- [Task prompt] Leave out the pictures and reproduce all of the data exactly.
┄┄┄┄┄┄┄┄┄┄
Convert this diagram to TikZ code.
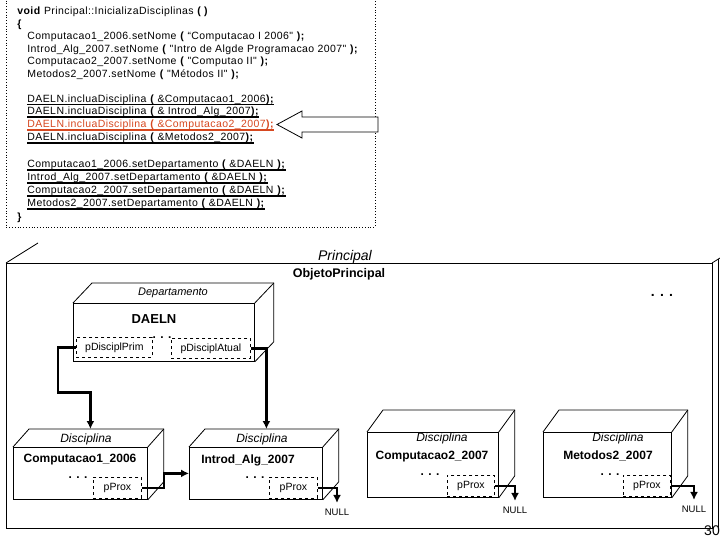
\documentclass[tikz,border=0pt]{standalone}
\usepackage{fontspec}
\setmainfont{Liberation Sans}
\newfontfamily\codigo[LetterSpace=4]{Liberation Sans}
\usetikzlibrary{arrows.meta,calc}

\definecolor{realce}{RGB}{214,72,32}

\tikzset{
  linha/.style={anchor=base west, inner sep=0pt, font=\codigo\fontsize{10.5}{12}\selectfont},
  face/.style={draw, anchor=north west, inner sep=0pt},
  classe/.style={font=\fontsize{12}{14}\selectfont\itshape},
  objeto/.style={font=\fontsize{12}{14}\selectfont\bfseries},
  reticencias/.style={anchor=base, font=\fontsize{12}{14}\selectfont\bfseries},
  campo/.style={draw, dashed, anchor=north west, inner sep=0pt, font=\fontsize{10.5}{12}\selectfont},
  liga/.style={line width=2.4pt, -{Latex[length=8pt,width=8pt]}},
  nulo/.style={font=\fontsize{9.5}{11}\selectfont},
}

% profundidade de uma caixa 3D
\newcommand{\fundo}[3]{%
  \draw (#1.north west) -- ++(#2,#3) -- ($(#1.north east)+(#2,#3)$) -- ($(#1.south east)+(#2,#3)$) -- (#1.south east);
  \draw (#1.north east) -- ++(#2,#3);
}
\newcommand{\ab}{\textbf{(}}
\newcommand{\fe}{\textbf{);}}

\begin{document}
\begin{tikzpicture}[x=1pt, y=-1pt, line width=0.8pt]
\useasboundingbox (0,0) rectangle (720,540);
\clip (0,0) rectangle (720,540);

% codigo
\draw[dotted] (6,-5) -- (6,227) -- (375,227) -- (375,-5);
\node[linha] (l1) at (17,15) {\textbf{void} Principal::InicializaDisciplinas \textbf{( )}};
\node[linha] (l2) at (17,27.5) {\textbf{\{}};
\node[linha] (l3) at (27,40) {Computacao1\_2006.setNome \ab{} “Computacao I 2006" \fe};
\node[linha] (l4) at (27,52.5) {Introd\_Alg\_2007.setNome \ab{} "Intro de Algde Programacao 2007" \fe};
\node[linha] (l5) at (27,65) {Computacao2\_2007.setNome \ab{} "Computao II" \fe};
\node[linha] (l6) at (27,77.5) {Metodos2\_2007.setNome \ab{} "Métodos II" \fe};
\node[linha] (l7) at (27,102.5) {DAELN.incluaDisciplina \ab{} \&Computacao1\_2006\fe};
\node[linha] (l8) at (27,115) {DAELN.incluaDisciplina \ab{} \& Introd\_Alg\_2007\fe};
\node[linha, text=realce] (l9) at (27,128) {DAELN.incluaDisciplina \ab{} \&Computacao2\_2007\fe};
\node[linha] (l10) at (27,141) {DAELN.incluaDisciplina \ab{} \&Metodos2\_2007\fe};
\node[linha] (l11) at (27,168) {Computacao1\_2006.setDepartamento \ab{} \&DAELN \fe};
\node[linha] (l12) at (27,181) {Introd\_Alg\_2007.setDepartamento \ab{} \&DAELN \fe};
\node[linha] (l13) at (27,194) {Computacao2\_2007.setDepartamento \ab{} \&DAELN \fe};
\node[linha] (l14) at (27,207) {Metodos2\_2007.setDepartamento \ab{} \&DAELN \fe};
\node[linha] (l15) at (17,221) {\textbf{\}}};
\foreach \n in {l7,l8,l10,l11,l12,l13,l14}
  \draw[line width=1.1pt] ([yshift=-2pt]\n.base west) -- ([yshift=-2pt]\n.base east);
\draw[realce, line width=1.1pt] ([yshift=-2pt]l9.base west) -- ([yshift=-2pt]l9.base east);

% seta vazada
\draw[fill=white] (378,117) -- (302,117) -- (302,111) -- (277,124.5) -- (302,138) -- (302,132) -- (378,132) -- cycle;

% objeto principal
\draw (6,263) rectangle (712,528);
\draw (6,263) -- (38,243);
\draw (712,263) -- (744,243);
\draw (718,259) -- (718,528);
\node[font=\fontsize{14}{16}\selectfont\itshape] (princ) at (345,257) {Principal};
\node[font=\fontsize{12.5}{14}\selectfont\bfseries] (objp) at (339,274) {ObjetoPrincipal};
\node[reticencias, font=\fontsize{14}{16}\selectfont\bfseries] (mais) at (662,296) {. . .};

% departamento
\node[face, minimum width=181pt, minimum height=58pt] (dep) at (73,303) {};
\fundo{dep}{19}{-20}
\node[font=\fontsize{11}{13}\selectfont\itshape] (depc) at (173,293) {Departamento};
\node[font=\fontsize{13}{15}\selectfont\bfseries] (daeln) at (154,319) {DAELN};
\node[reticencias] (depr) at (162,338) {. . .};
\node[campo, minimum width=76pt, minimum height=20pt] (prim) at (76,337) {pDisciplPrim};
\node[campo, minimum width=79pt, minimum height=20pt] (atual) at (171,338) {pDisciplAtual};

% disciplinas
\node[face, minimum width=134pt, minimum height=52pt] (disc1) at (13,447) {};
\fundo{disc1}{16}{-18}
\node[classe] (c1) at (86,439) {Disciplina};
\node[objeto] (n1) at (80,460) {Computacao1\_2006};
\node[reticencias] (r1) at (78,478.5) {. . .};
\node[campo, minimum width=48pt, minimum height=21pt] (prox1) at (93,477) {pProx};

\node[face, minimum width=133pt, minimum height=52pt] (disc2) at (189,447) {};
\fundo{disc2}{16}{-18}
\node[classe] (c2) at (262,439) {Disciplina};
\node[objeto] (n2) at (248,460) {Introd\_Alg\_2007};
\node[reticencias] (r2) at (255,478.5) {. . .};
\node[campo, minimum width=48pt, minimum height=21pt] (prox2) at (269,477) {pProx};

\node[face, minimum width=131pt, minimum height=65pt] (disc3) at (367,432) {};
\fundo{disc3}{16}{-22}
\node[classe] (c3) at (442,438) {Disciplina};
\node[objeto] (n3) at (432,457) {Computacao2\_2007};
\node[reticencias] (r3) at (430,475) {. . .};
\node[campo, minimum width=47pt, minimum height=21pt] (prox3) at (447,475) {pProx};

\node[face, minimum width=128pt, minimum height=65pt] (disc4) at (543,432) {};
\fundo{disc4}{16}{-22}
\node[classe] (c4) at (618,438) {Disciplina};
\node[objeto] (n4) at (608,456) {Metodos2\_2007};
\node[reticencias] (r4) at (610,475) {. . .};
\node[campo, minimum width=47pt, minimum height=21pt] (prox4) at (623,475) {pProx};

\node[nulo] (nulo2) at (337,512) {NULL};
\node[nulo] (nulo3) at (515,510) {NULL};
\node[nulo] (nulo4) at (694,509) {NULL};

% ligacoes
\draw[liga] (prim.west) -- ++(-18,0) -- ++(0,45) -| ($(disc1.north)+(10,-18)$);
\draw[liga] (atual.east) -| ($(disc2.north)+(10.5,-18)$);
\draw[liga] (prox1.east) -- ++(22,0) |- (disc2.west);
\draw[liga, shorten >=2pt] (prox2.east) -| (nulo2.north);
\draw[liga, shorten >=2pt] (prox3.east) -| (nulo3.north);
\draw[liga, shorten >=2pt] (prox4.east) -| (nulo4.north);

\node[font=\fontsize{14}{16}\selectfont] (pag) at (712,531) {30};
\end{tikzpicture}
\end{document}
┄┄┄┄┄┄┄┄┄┄
- [Response to the task]
Convert this diagram to TikZ code.
\documentclass[tikz,border=0pt]{standalone}
\usepackage{fontspec}
\setmainfont{Liberation Sans}
\newfontfamily\codigo[LetterSpace=4]{Liberation Sans}
\usetikzlibrary{arrows.meta,calc}

\definecolor{realce}{RGB}{214,72,32}

\tikzset{
  linha/.style={anchor=base west, inner sep=0pt, font=\codigo\fontsize{10.5}{12}\selectfont},
  face/.style={draw, anchor=north west, inner sep=0pt},
  classe/.style={font=\fontsize{12}{14}\selectfont\itshape},
  objeto/.style={font=\fontsize{12}{14}\selectfont\bfseries},
  reticencias/.style={anchor=base, font=\fontsize{12}{14}\selectfont\bfseries},
  campo/.style={draw, dashed, anchor=north west, inner sep=0pt, font=\fontsize{10.5}{12}\selectfont},
  liga/.style={line width=2.4pt, -{Latex[length=8pt,width=8pt]}},
  nulo/.style={font=\fontsize{9.5}{11}\selectfont},
}

% profundidade de uma caixa 3D
\newcommand{\fundo}[3]{%
  \draw (#1.north west) -- ++(#2,#3) -- ($(#1.north east)+(#2,#3)$) -- ($(#1.south east)+(#2,#3)$) -- (#1.south east);
  \draw (#1.north east) -- ++(#2,#3);
}
\newcommand{\ab}{\textbf{(}}
\newcommand{\fe}{\textbf{);}}

\begin{document}
\begin{tikzpicture}[x=1pt, y=-1pt, line width=0.8pt]
\useasboundingbox (0,0) rectangle (720,540);
\clip (0,0) rectangle (720,540);

% codigo
\draw[dotted] (6,-5) -- (6,227) -- (375,227) -- (375,-5);
\node[linha] (l1) at (17,15) {\textbf{void} Principal::InicializaDisciplinas \textbf{( )}};
\node[linha] (l2) at (17,27.5) {\textbf{\{}};
\node[linha] (l3) at (27,40) {Computacao1\_2006.setNome \ab{} “Computacao I 2006" \fe};
\node[linha] (l4) at (27,52.5) {Introd\_Alg\_2007.setNome \ab{} "Intro de Algde Programacao 2007" \fe};
\node[linha] (l5) at (27,65) {Computacao2\_2007.setNome \ab{} "Computao II" \fe};
\node[linha] (l6) at (27,77.5) {Metodos2\_2007.setNome \ab{} "Métodos II" \fe};
\node[linha] (l7) at (27,102.5) {DAELN.incluaDisciplina \ab{} \&Computacao1\_2006\fe};
\node[linha] (l8) at (27,115) {DAELN.incluaDisciplina \ab{} \& Introd\_Alg\_2007\fe};
\node[linha, text=realce] (l9) at (27,128) {DAELN.incluaDisciplina \ab{} \&Computacao2\_2007\fe};
\node[linha] (l10) at (27,141) {DAELN.incluaDisciplina \ab{} \&Metodos2\_2007\fe};
\node[linha] (l11) at (27,168) {Computacao1\_2006.setDepartamento \ab{} \&DAELN \fe};
\node[linha] (l12) at (27,181) {Introd\_Alg\_2007.setDepartamento \ab{} \&DAELN \fe};
\node[linha] (l13) at (27,194) {Computacao2\_2007.setDepartamento \ab{} \&DAELN \fe};
\node[linha] (l14) at (27,207) {Metodos2\_2007.setDepartamento \ab{} \&DAELN \fe};
\node[linha] (l15) at (17,221) {\textbf{\}}};
\foreach \n in {l7,l8,l10,l11,l12,l13,l14}
  \draw[line width=1.1pt] ([yshift=-2pt]\n.base west) -- ([yshift=-2pt]\n.base east);
\draw[realce, line width=1.1pt] ([yshift=-2pt]l9.base west) -- ([yshift=-2pt]l9.base east);

% seta vazada
\draw[fill=white] (378,117) -- (302,117) -- (302,111) -- (277,124.5) -- (302,138) -- (302,132) -- (378,132) -- cycle;

% objeto principal
\draw (6,263) rectangle (712,528);
\draw (6,263) -- (38,243);
\draw (712,263) -- (744,243);
\draw (718,259) -- (718,528);
\node[font=\fontsize{14}{16}\selectfont\itshape] (princ) at (345,257) {Principal};
\node[font=\fontsize{12.5}{14}\selectfont\bfseries] (objp) at (339,274) {ObjetoPrincipal};
\node[reticencias, font=\fontsize{14}{16}\selectfont\bfseries] (mais) at (662,296) {. . .};

% departamento
\node[face, minimum width=181pt, minimum height=58pt] (dep) at (73,303) {};
\fundo{dep}{19}{-20}
\node[font=\fontsize{11}{13}\selectfont\itshape] (depc) at (173,293) {Departamento};
\node[font=\fontsize{13}{15}\selectfont\bfseries] (daeln) at (154,319) {DAELN};
\node[reticencias] (depr) at (162,338) {. . .};
\node[campo, minimum width=76pt, minimum height=20pt] (prim) at (76,337) {pDisciplPrim};
\node[campo, minimum width=79pt, minimum height=20pt] (atual) at (171,338) {pDisciplAtual};

% disciplinas
\node[face, minimum width=134pt, minimum height=52pt] (disc1) at (13,447) {};
\fundo{disc1}{16}{-18}
\node[classe] (c1) at (86,439) {Disciplina};
\node[objeto] (n1) at (80,460) {Computacao1\_2006};
\node[reticencias] (r1) at (78,478.5) {. . .};
\node[campo, minimum width=48pt, minimum height=21pt] (prox1) at (93,477) {pProx};

\node[face, minimum width=133pt, minimum height=52pt] (disc2) at (189,447) {};
\fundo{disc2}{16}{-18}
\node[classe] (c2) at (262,439) {Disciplina};
\node[objeto] (n2) at (248,460) {Introd\_Alg\_2007};
\node[reticencias] (r2) at (255,478.5) {. . .};
\node[campo, minimum width=48pt, minimum height=21pt] (prox2) at (269,477) {pProx};

\node[face, minimum width=131pt, minimum height=65pt] (disc3) at (367,432) {};
\fundo{disc3}{16}{-22}
\node[classe] (c3) at (442,438) {Disciplina};
\node[objeto] (n3) at (432,457) {Computacao2\_2007};
\node[reticencias] (r3) at (430,475) {. . .};
\node[campo, minimum width=47pt, minimum height=21pt] (prox3) at (447,475) {pProx};

\node[face, minimum width=128pt, minimum height=65pt] (disc4) at (543,432) {};
\fundo{disc4}{16}{-22}
\node[classe] (c4) at (618,438) {Disciplina};
\node[objeto] (n4) at (608,456) {Metodos2\_2007};
\node[reticencias] (r4) at (610,475) {. . .};
\node[campo, minimum width=47pt, minimum height=21pt] (prox4) at (623,475) {pProx};

\node[nulo] (nulo2) at (337,512) {NULL};
\node[nulo] (nulo3) at (515,510) {NULL};
\node[nulo] (nulo4) at (694,509) {NULL};

% ligacoes
\draw[liga] (prim.west) -- ++(-18,0) -- ++(0,45) -| ($(disc1.north)+(10,-18)$);
\draw[liga] (atual.east) -| ($(disc2.north)+(10.5,-18)$);
\draw[liga] (prox1.east) -- ++(22,0) |- (disc2.west);
\draw[liga, shorten >=2pt] (prox2.east) -| (nulo2.north);
\draw[liga, shorten >=2pt] (prox3.east) -| (nulo3.north);
\draw[liga, shorten >=2pt] (prox4.east) -| (nulo4.north);

\node[font=\fontsize{14}{16}\selectfont] (pag) at (712,531) {30};
\end{tikzpicture}
\end{document}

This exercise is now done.